In Mr. Rogers’ Neighborhood, the question “Won’t you be my neighbor?” is an invitation for somebody to be close to you. In graphs, it’s an invitation to traverse. The closest neighbors of a node are those reachable by a single relationship hop, but we can also consider nodes two, three or more hops away our neighbors as well. How can we find them in Neo4j? Using the “star”:

MATCH (b:Person{personId:'15751062'}) -[*1..4]-> (c) RETURN count(DISTINCT c);

The query above says find a Person with this personId and then traverse out 4 hops and return the count of all the distinct neighbors we find along the way. If we add the word PROFILE to that cypher query we can see what its doing:

It starts out by finding the first node using an index seek, and then it does a “VarLengthExpand(Pruning)” operation, counts the rows and outputs the result. In this test dataset, the result is 2,516,551 neighbors 4 hops out. That’s the size of a City, so this person has a ton of neighbors. It takes about 12 seconds to find all of these. What if we go out one more hop to 5 hops? In this test dataset, the result is 5,296,421 neighbors and it takes about a minute to complete. Yikes, what is it doing?

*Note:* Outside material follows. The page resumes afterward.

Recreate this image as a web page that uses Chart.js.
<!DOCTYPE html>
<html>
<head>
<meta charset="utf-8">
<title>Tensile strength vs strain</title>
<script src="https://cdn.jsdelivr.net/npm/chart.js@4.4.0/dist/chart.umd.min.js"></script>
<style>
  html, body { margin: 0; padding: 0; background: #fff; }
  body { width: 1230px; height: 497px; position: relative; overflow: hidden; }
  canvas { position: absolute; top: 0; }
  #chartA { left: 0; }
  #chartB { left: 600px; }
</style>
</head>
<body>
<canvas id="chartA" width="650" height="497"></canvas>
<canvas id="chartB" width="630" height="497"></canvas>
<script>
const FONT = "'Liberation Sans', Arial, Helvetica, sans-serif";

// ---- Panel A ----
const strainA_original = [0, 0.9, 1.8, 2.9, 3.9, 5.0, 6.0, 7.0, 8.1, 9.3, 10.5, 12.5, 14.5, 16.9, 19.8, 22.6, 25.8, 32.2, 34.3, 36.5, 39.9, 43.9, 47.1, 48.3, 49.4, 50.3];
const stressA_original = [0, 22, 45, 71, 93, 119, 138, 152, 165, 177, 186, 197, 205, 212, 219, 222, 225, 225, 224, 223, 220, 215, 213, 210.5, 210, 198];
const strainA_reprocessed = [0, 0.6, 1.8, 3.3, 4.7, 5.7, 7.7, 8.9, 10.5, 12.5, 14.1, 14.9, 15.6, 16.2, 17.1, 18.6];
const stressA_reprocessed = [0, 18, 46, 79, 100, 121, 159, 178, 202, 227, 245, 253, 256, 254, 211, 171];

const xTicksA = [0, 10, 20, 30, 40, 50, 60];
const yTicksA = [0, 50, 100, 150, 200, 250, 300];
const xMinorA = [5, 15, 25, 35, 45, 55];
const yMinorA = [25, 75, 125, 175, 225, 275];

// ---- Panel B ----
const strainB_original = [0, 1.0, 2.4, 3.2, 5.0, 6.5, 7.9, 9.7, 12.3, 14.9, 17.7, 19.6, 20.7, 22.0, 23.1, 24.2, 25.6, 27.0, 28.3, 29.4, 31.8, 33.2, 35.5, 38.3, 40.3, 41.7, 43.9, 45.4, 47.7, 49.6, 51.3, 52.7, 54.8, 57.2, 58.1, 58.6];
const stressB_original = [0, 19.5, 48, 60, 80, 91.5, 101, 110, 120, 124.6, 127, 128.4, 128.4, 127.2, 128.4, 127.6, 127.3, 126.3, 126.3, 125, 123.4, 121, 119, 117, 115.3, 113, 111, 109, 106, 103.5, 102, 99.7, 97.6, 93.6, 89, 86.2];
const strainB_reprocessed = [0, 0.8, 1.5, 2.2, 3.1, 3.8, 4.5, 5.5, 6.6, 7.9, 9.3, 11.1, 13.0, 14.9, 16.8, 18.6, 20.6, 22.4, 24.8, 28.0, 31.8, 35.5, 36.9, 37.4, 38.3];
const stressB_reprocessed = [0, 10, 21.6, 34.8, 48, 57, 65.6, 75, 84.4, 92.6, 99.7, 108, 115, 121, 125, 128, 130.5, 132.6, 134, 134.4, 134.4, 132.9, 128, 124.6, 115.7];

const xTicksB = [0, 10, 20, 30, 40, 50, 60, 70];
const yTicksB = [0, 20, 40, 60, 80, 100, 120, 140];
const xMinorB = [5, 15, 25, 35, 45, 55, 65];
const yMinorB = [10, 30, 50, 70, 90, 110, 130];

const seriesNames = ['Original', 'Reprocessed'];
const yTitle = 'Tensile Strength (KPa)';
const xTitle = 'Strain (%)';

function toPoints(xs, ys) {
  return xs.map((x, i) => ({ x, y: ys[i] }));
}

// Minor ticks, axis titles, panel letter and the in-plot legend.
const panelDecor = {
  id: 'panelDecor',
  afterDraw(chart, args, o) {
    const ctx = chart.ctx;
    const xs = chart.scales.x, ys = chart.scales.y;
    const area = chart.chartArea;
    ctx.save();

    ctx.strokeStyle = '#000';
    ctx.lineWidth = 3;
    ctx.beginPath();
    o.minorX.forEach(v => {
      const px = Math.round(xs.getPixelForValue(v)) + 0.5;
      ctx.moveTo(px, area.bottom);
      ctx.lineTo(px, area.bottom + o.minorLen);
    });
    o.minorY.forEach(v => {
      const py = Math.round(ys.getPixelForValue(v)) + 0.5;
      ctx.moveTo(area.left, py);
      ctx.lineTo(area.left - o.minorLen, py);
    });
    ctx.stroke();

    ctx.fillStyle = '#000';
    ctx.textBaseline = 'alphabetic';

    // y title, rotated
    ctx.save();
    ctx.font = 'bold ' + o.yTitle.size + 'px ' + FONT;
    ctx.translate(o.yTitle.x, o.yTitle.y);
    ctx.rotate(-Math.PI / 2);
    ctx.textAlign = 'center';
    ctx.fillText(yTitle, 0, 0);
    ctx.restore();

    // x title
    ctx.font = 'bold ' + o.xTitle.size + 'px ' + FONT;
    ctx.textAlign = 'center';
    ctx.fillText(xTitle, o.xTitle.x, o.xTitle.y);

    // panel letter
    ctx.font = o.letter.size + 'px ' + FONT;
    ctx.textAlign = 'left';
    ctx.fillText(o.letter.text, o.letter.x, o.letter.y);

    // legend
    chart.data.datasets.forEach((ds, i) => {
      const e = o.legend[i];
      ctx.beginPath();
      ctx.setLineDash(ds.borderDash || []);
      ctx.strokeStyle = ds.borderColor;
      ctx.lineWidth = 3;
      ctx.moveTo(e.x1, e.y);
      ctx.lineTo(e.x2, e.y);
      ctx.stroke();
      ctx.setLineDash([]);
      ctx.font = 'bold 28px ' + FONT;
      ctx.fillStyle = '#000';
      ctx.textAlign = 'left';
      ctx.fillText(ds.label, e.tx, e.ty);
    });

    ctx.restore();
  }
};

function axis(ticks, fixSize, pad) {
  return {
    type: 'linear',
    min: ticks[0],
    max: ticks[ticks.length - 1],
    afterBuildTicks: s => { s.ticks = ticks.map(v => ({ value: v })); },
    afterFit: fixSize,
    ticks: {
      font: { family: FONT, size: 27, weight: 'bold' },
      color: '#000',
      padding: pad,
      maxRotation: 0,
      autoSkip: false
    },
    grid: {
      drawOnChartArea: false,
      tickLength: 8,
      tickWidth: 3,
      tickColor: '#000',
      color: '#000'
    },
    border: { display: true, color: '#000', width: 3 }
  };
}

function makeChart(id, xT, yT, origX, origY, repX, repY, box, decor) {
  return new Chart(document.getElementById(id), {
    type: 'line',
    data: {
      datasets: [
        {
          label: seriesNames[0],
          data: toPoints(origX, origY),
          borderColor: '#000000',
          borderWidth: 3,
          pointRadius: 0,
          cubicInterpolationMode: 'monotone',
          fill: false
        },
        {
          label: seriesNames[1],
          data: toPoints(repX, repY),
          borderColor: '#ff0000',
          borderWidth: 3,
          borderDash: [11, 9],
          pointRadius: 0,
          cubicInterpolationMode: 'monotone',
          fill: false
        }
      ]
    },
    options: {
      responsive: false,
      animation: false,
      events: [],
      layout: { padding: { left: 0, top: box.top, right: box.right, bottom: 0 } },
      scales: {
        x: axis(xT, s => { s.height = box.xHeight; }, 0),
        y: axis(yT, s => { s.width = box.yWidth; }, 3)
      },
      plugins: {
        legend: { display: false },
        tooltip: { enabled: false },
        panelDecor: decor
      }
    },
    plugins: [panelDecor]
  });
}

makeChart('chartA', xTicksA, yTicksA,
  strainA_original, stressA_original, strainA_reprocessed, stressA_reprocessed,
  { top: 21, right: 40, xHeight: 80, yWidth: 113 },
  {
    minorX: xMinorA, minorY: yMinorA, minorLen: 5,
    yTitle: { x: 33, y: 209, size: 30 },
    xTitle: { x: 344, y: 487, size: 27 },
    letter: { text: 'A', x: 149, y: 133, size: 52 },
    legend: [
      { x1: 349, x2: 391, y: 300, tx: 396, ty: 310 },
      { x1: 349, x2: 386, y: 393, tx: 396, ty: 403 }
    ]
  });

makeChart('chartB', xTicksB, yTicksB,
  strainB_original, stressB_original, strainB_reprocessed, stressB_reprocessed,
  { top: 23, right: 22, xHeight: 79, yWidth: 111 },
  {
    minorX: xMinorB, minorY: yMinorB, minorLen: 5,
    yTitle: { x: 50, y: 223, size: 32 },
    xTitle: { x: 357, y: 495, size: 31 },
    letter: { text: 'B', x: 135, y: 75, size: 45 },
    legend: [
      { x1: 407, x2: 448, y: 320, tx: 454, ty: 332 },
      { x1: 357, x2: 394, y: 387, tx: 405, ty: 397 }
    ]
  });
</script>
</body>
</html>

Well, the VarLengthExpand means expand a variable length path, easy enough. So what does the Pruning part that mean? It means we are pruning the source set of nodes at each hop, so we have fewer nodes to expand from. This is nice, but Cypher guarantees that all paths have unique relationships, so it keeps track of all the paths as it goes along. That’s too much work. Since all we want is the distinct neighbors, we can ignore keeping track of the paths and just keep track of the nodes we have already seen. How do we do this? Well with a stored procedure.

We will be using my favorite Java library RoaringBitmap for this trick. We will create 3 of them. One to keep track of all the nodes we have already seen. One to keep track of the nodes we need to traverse, and another to keep track of the nodes we reached in our last hop. So let’s start by adding our starting node to seen:

public Stream<NumberResult> neighbors(@Name("node") Node node, @Name("n") Number n) throws IOException { // Initialize bitmaps for iteration RoaringBitmap seen = new RoaringBitmap(); RoaringBitmap nextA = new RoaringBitmap(); RoaringBitmap nextB = new RoaringBitmap(); seen.add((int) node.getId());

Next we traverse from our starting node out and put all of the nodes found in nextB.

for (Relationship r : node.getRelationships(Direction.OUTGOING)) { nextB.add((int) r.getEndNodeId()); }

We don’t know how far we are going to go since the number of hops is a variable “n” so we will loop. First we prune all of the seen nodes from the set we are going to traverse, in this case nextB. We then add all of them to seen, and we clear nextA which is where the nodes found will go. Then for each node in nextB we traverse:

for(int i = 1; i < n.intValue(); i++) { // next even Hop nextB.andNot(seen); seen.or(nextB); nextA.clear(); for (Integer nodeId : nextB) { for (Relationship r : db.getNodeById((long) nodeId).getRelationships(Direction.OUTGOING)) { nextA.add((int) r.getEndNodeId()); } }

If the value of n is an odd number, we go ahead and traverse again in the same for loop after incrementing i, only the nextA and nextB are reversed:

i++; if (i < n.intValue()) { // next odd Hop nextA.andNot(seen); seen.or(nextA); nextB.clear(); for (Integer nodeId : nextA) { for (Relationship r : db.getNodeById((long) nodeId).getRelationships(Direction.OUTGOING)) { nextB.add((int) r.getEndNodeId()); } } }

At the end, we need to add either nextA or nextB to our seen list…

if((n.intValue() % 2) == 0) { seen.or(nextA); } else { seen.or(nextB); }

… remove our starting node, and then return the cardinality of seen which is our count:

seen.remove((int) node.getId()); return Stream.of(new NumberResult(seen.getCardinality()));

How well does this perform in our test database? Well for 4 hops, it finishes in 3.5 seconds which is better than the 12 we started with. For 5 hops, it finishes in 10 seconds, instead of the minute we had before. If we keep going, we get 6 hops in 16 seconds, 7 hops in 21 seconds, 8 hops in 22 seconds, 9 hops in 23 seconds, 10 hops in 24 seconds… Why does it seem to level off? Well, we are running out of nodes to traverse. Anytime we run into a node we have already seen, we ignore it. Our cypher query doesn’t fare so well as it has to keep track of all the paths and eats up a ton of memory doing so.

Long time readers may remember a similar trick I used at the bottom of this blog post. In that case I was keeping track of the number of distinct nodes found at different distances. If you have a need for this kind of traversal it’s available on github on this repository, but those willing to wait a bit will find them soon added to APOC.